__Directive__: Scan the entries and tally the lines that include the string "chart". Reply with the figure alone.

** BEGIN Data in this exercise **

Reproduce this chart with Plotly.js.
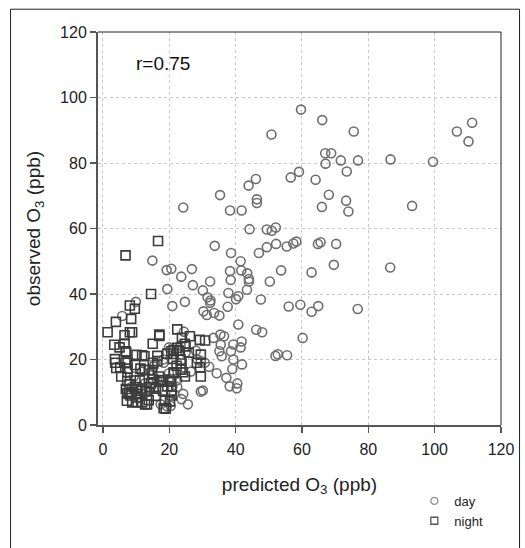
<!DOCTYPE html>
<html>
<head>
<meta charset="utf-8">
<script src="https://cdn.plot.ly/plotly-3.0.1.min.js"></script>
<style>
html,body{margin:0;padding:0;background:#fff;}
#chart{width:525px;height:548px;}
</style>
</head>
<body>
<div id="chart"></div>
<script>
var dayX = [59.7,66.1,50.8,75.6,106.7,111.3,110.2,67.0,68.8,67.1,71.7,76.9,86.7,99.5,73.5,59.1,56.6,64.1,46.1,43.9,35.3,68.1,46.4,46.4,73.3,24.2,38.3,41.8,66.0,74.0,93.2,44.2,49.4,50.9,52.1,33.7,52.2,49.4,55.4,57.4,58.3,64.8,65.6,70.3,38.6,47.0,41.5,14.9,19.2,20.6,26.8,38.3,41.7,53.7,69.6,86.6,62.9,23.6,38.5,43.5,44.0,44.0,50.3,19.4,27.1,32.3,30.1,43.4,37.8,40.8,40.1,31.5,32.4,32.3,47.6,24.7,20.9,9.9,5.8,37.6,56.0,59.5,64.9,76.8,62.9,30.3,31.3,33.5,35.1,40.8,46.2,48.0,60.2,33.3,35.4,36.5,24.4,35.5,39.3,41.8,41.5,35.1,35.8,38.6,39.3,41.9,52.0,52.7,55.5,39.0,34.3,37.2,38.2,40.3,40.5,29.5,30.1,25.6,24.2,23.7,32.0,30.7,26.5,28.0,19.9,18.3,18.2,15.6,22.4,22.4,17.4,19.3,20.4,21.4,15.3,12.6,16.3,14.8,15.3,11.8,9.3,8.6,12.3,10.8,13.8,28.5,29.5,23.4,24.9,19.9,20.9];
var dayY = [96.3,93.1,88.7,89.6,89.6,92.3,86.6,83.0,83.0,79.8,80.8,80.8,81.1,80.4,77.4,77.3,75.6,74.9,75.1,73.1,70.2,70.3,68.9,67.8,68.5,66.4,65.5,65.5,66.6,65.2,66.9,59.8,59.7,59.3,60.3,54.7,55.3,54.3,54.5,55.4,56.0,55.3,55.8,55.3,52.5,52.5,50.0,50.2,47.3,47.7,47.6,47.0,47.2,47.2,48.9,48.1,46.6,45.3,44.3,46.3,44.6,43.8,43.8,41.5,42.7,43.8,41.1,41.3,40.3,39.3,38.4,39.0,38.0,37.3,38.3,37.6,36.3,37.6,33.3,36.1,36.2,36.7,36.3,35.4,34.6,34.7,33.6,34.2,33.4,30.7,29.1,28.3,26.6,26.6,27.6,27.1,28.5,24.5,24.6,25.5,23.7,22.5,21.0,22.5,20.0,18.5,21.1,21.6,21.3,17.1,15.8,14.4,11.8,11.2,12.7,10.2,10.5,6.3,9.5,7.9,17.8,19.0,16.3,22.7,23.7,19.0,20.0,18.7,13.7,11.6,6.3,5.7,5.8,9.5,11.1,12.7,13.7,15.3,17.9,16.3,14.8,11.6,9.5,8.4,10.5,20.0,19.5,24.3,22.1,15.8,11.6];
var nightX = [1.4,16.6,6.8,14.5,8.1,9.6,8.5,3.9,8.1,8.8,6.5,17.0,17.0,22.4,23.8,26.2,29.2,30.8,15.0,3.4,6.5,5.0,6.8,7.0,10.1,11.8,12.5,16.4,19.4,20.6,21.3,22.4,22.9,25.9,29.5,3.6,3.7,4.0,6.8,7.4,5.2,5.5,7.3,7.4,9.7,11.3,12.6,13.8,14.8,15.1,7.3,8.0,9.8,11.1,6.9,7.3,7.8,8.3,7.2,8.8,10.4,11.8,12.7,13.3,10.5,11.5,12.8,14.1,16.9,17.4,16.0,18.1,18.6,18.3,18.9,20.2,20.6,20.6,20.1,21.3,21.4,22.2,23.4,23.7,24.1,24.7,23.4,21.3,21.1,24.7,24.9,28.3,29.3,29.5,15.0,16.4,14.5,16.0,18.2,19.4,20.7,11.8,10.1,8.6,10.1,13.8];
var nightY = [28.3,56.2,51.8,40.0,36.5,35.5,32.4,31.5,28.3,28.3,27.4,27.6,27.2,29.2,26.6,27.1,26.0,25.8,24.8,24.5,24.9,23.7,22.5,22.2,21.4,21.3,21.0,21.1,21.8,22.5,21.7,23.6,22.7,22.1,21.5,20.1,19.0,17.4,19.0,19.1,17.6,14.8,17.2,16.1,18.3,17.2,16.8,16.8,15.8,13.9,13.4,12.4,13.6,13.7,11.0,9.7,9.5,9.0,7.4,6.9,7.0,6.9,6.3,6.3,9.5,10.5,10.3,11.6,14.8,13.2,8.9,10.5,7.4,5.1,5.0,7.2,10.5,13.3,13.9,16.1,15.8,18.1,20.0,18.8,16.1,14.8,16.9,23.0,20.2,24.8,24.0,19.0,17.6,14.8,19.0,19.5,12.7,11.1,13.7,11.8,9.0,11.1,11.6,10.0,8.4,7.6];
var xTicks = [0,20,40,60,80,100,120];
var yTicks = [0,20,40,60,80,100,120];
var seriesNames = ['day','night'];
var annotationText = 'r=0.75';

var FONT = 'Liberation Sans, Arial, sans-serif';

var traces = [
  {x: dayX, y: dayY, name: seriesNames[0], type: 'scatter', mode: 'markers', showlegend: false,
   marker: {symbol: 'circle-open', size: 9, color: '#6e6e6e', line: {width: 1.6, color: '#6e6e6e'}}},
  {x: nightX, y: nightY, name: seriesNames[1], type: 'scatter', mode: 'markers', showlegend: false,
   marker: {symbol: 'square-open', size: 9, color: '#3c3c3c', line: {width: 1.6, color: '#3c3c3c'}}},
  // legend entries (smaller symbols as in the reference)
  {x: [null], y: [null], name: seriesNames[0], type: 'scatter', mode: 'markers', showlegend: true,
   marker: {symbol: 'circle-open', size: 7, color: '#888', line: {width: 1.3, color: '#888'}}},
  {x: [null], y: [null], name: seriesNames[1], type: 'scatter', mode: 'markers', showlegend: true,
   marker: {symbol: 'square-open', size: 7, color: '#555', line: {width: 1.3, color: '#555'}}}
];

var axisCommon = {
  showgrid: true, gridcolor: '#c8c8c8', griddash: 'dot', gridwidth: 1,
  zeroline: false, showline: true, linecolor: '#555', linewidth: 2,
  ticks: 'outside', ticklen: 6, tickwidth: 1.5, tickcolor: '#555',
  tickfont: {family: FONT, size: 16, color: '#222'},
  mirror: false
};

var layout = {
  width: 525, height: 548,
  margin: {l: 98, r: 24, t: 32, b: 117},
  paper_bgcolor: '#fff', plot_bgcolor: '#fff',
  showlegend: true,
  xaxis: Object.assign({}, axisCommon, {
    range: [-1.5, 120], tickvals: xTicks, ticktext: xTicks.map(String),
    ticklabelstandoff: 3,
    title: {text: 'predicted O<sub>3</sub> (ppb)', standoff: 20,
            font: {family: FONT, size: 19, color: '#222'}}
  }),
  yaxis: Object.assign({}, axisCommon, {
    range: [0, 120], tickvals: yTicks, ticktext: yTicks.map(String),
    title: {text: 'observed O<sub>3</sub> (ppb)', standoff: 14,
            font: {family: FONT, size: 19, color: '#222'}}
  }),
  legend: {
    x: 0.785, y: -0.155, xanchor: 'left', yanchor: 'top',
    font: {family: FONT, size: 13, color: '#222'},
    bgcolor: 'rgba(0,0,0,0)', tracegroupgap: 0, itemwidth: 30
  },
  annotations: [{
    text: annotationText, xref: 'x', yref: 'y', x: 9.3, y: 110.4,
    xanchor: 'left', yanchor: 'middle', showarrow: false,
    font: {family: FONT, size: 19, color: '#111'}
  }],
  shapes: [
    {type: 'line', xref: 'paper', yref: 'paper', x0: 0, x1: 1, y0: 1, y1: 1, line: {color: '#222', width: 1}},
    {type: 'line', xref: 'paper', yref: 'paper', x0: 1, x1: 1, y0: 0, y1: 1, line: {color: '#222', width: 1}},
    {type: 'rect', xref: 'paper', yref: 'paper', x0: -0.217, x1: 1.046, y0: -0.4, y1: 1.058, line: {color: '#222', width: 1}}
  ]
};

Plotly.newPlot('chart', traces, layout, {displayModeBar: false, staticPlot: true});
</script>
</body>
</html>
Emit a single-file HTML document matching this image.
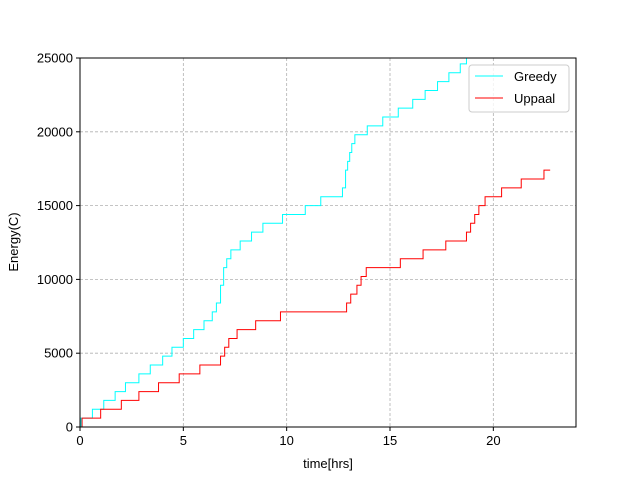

** END Data in this exercise **

__Full solution__: 4